We buy Korean machine tools ahead of Japanese ones; just as good but 30% of the price.
 
I'd replace "Japan" with "Korea".
We buy Korean machine tools ahead of Japanese ones; just as good but 30% of the price.

Yes but Japan has seen a 30%-40% rise in the yen every decade for the last 40 years and still remains up there as one of the major exporter. Should the yen weaken then no doubt Japan will take its share back.

They still make the world's best quality products. Testement to the world's best quality and technology that they remain a top manufacturer despite such crippling currency moves for their exporters.

There is a very good book on the rise of each Asian country from backwater to first world titled 'The miracle, the epic story of Asia's quest for wealth'. Very interesting account of the reasons for first Japan's rise then HK, Sing, SK, etc.
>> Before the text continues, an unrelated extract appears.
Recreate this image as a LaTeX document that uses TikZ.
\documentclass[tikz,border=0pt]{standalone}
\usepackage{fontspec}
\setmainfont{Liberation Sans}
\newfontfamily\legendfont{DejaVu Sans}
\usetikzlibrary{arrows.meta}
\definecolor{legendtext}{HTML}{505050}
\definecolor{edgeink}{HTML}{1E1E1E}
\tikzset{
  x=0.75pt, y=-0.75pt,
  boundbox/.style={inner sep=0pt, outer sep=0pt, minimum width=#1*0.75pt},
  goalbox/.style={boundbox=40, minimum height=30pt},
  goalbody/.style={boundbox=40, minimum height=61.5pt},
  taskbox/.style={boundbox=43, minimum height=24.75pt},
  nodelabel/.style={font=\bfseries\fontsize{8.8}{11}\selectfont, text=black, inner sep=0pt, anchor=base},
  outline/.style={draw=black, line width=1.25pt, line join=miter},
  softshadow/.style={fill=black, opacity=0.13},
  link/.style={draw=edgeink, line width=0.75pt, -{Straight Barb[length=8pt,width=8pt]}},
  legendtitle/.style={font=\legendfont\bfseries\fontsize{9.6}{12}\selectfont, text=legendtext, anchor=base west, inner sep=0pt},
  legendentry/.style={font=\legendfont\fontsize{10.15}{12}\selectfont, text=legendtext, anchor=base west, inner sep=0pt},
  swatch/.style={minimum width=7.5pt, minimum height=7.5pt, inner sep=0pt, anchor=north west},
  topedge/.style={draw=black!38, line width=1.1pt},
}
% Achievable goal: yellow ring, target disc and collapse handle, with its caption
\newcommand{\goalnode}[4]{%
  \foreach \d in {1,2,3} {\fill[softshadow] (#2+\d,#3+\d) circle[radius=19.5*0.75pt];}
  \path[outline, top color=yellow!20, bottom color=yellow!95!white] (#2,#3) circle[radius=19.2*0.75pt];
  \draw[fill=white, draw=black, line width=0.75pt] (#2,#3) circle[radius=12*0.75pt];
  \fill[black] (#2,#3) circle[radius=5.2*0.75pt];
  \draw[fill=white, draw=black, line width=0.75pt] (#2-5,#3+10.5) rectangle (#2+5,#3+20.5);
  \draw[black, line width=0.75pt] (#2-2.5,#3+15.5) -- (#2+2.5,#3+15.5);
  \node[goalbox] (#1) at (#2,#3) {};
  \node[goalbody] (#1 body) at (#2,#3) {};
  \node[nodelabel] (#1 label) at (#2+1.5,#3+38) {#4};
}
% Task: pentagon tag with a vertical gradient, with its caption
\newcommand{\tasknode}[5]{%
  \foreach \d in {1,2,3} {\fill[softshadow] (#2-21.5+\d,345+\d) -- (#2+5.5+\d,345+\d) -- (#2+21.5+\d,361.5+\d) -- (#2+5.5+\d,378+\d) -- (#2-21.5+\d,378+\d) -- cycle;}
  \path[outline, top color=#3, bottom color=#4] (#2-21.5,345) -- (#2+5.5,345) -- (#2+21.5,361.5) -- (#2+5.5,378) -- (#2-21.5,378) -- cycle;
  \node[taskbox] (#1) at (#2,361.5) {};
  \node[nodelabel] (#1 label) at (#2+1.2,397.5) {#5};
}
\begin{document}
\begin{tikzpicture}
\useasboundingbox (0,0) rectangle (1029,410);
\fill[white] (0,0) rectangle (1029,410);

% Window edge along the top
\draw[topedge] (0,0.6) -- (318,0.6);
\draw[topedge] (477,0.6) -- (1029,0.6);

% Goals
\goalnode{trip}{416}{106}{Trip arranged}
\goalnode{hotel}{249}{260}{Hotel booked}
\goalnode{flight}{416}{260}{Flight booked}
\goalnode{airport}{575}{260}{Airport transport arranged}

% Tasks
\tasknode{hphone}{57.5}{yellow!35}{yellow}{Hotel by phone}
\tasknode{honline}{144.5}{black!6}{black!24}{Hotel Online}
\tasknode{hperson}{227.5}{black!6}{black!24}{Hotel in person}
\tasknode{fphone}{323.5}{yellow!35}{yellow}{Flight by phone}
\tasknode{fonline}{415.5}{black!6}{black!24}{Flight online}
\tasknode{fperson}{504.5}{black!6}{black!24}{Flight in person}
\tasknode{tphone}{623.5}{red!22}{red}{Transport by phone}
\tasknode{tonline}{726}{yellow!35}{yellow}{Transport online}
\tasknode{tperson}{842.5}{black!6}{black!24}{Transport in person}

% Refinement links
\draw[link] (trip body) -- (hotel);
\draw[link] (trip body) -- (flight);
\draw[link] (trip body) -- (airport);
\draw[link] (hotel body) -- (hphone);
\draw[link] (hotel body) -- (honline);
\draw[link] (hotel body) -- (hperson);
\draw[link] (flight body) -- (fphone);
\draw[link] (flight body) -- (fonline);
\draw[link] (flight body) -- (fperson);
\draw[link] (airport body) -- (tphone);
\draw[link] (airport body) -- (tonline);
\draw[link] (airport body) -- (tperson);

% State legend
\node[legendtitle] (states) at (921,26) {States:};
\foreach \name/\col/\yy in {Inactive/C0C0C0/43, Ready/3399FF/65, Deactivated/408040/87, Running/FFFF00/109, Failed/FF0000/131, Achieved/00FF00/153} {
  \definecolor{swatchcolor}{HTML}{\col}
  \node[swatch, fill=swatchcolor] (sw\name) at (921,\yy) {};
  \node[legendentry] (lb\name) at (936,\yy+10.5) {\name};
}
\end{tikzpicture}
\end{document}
The thing with South Korea is that the equity market there always has the cloud of reunification over it.
 
They still make the world's best quality products. Testement to the world's best quality and technology that they remain a top manufacturer despite such crippling currency moves for their exporters.

Hi ringledman,

What do you mean by "crippling currency moves" and if exporting was so important to Japan why would they implement such moves? Asking out of interest as no real understanding of this side of things.

Thanks,
Firefly.
 
Hi ringledman,

What do you mean by "crippling currency moves" and if exporting was so important to Japan why would they implement such moves? Asking out of interest as no real understanding of this side of things.

Thanks,
Firefly.

Japan has remained one of the world's largest exporters despite it's currency rising year after year.

The Yen was at 360 to the dollar in the 70s and now stands at 82. I think various reasons have led to its rise. Japan's exporting machine and huge current account surpluses over the years. The Japanese government have for decades tried to pull it down but like most governments are useless at manipulating markets.
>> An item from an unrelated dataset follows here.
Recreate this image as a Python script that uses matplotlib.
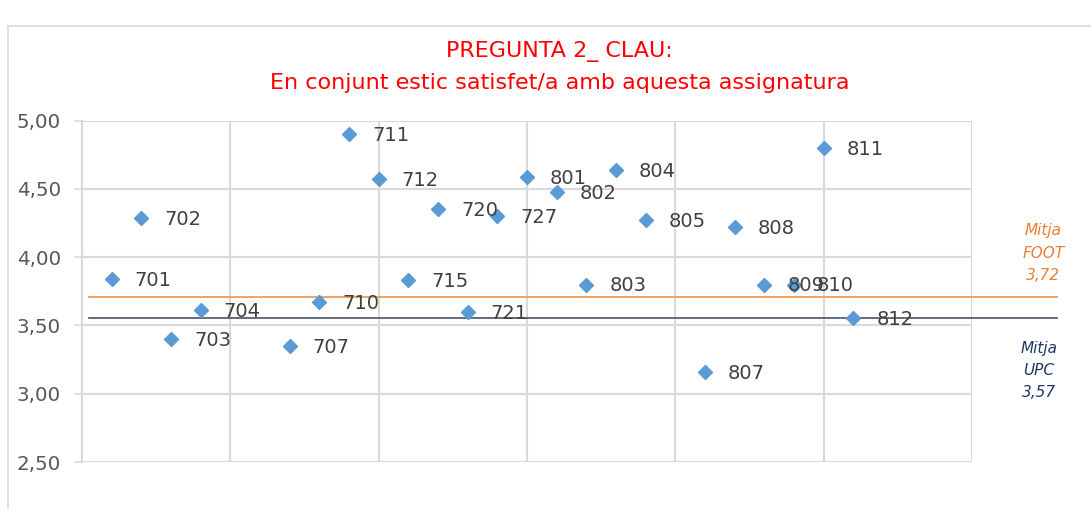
import matplotlib.pyplot as plt
from matplotlib.patches import Rectangle

# codis de grup i posició a l'eix x (hi ha posicions buides)
grups = ['701', '702', '703', '704', '707', '710', '711', '712', '715', '720',
         '721', '727', '801', '802', '803', '804', '805', '807', '808', '809',
         '810', '811', '812']
posicio = [1, 2, 3, 4, 7, 8, 9, 10, 11, 12, 13, 14, 15, 16, 17, 18, 19,
           21, 22, 23, 24, 25, 26]
valors = [3.84, 4.29, 3.40, 3.61, 3.35, 3.67, 4.90, 4.57, 3.83, 4.35, 3.60,
          4.30, 4.585, 4.475, 3.80, 4.64, 4.27, 3.16, 4.22, 3.80, 3.80, 4.80, 3.555]

mitja_foot = 3.712
mitja_upc = 3.557
text_foot = 'Mitja\nFOOT\n3,72'
text_upc = 'Mitja\nUPC\n3,57'
yticks = [2.5, 3.0, 3.5, 4.0, 4.5, 5.0]

fig = plt.figure(figsize=(10.91, 5.09), dpi=100)
ax = fig.add_axes([0.0752, 0.0923, 0.8157, 0.6706])

# marc del gràfic
fig.patches.append(Rectangle((8 / 1091, -0.1), 1.2, 1 - 26 / 509 + 0.1,
                             transform=fig.transFigure, fill=False,
                             edgecolor='#D9D9D9', linewidth=1.2))

x = [p * 0.2 for p in posicio]
ax.plot(x, valors, linestyle='none', marker='D', markersize=7.3,
        color='#5B9BD5', zorder=5)
for xi, yi, g in zip(x, valors, grups):
    ax.annotate(g, (xi, yi), xytext=(16.5, -1), textcoords='offset points',
                va='center', ha='left', fontsize=14, color='#404040', zorder=6)

# línies de mitjana (surten fora de l'àrea)
ax.plot([0.05, 6.57], [mitja_foot, mitja_foot], color='#F4A460', linewidth=1.5,
        clip_on=False, zorder=4)
ax.plot([0.05, 6.57], [mitja_upc, mitja_upc], color='#44546A', linewidth=1.2,
        clip_on=False, zorder=4)
ax.text(6.48, 4.03, text_foot, color='#ED7D31', fontsize=11, style='italic',
        ha='center', va='center', linespacing=1.6)
ax.text(6.45, 3.17, text_upc, color='#1F3864', fontsize=11, style='italic',
        ha='center', va='center', linespacing=1.6)

ax.set_xlim(0, 6)
ax.set_ylim(2.5, 5.0)
ax.set_xticks(range(0, 7))
ax.set_xticklabels([])
ax.tick_params(axis='x', length=0)
ax.set_yticks(yticks)
ax.set_yticklabels([('%.2f' % v).replace('.', ',') for v in yticks])
ax.tick_params(axis='y', length=6, width=1.2, color='#D9D9D9',
               labelsize=14.3, labelcolor='#595959', pad=9)
ax.grid(True, color='#D9D9D9', linewidth=1.5)
ax.set_axisbelow(True)
for s in ['top', 'right', 'bottom']:
    ax.spines[s].set_visible(False)
ax.spines['left'].set_color('#D9D9D9')
ax.spines['left'].set_linewidth(1.5)

fig.text(0.513, 1 - 51 / 509, 'PREGUNTA 2_ CLAU:', color='#FF0000', fontsize=16,
         ha='center', va='center')
fig.text(0.513, 1 - 83 / 509, 'En conjunt estic satisfet/a amb aquesta assignatura',
         color='#FF0000', fontsize=16, ha='center', va='center')

fig.savefig('out.png', dpi=100)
Should the yen finally weaken and as the Japanese market is priced so low on a price/book level and heading towards being cheap on a price/earnings basis, then there could be a large upside to the market there as exporters finally make the profit margins. They have had to run a very lean ship to cope with the pressure from the yen.

Japanese property is back to 70s levels. Japanese equities back to 80s level. This graphs tells an interesting story -

http://greenbackd.files.wordpress.com/2010/02/grice-japan-net-net-1.png

All asset markets finally revert to the mean from either overvaluation (ie 2000 tech bubble) or undervaluation (ie japan now).
 
And if China goes pop then it has huge implications for Austrailia.... and the Irish over there.
 
One reason that Japan, and many other countries, significantly benefit from a strong currency is twofold. Firstly, Japan has no oil or gas resources, and also lacks most other raw commodities; a strong currency makes it a lot cheaper to import these and this reduces production costs while increasing competitiveness. Secondly, a strong currency attracts capital investment which increases investment in production. Germany after WWII was advised by everyone to weaken the currency; Ludwig Erhardt did the opposite and thus set one of the main foundation blocks of the so called economic miracle. Strong currencies are a good thing and should be strived towards.
 
i think japan is the natural leader in asia, look at germany it was in the doldrums for twenty years and now it is head and shoulders above the rest of europe, japan technically is way ahead of the rest of asia and is much more mature, china has yet to be proved in innovation
 
China’s export and infrastructure led growth boom is coming to an end, i.e. getting to more sustainable levels, so they now have to create growth by developing their domestic consumer market. Not an easy task for a police state.